二硝酰胺铵(ADN)基液体空间发动机催化分解与高压燃烧的多参数耦合过程

项目名称： 二硝酰胺铵(ADN)基液体空间发动机催化分解与高压燃烧的多参数耦合过程

项目编号： No.51506007

项目类型： 青年科学基金项目

立项/批准年度： 2016

项目学科： 能源与动力工程

项目作者： 姚兆普

作者单位： 北京控制工程研究所

项目金额： 21万元

中文摘要： 多组分二硝酰胺铵（ADN）基液体推进剂，包括氧化性组分ADN，还原性组分甲醇，以及溶剂水。ADN基液体空间发动机的反应过程包括液体推进剂雾化、蒸发，催化床多孔介质内催化分解、以及燃烧室内高室压燃烧等多个特征过程。但目前还缺乏相关的实验研究和理论、数值模拟分析。本项目以液体ADN 基空间发动机的实现作为研究背景，研究ADN基液体推进剂催化分解及高压燃烧的多参数耦合过程。通过实验研究，获得催化剂形貌变化、燃烧压力、预热温度变化等影响因素与特征组分浓度、燃烧放热率等流场参数的相互关系；通过实验研究、理论分析和数值计算，探索发动机脉冲工作条件下高压燃烧过程中多流场参数的脉动耦合关系。研究结果对于理解包含多孔介质化学反应过程的高压燃烧机制、发展新型液体推进剂的燃烧反应动力学机理具有重要理论意义。

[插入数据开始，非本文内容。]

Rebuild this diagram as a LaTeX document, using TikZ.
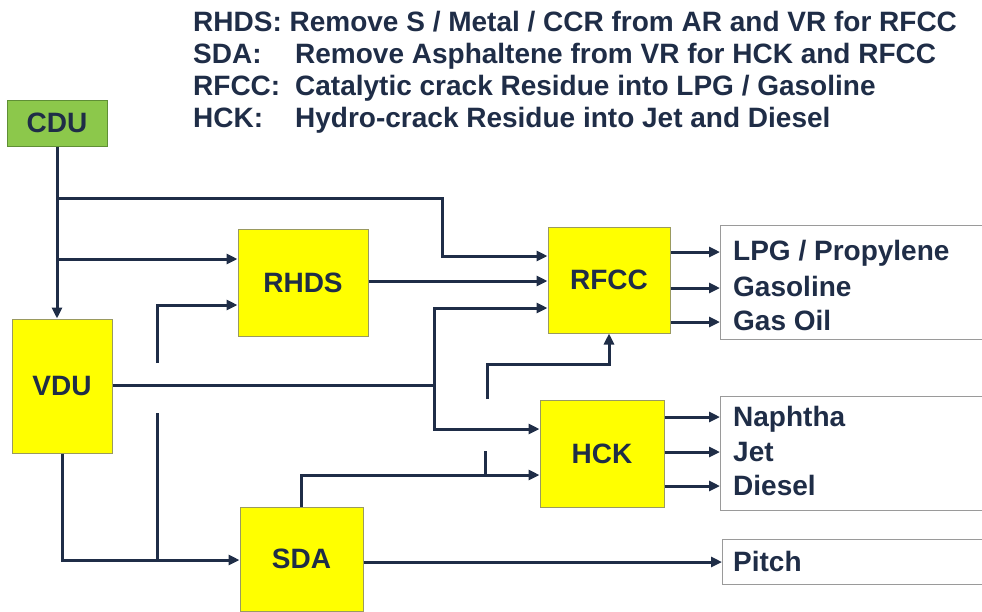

中文关键词： ADN基液体空间发动机；多孔介质；；催化分解；；高压燃烧；；耦合过程

英文摘要： The ADN(Ammonium Dinitramide)-based liquid propellant contains the ADN as the oxidizer, the methanol as the fuel, and the water as the solvent. The reaction processes of the ADN-based liquid aerospace thruster contain the atomization and evopration of the liquid propellant, the catalytic decomposition in the porous media, and the high-pressure combustion in the combustion chamber as the multi-parameter coupling relationships. However, there are only few related theoretical, numerical, and experimental works about it. Taken the.ADN-based liquid aerospace thruster as the industrial background,this project investigates the multi-parameter coupling relationships in the catalytic decomposition and high-pressure combustion of the ADN-based liquid propellant. Through experimental investigations, the influences of the catalyst profile, combustion pressure, combustion temperature on the species concentrations, and the heat release rate are obtained. Co upled with numerical calculation and experimental investigation, the pulsed coupling relationships of the flow field.parameters in the high-pressure combustion under pulsed pressure boundary conditions are obtained. These results are valuable for a better understanding of the combustion mechanisms of the high-pressure combustion which includes porous media, which is beneficial to the development of high preformance aerospace propulsion techniques.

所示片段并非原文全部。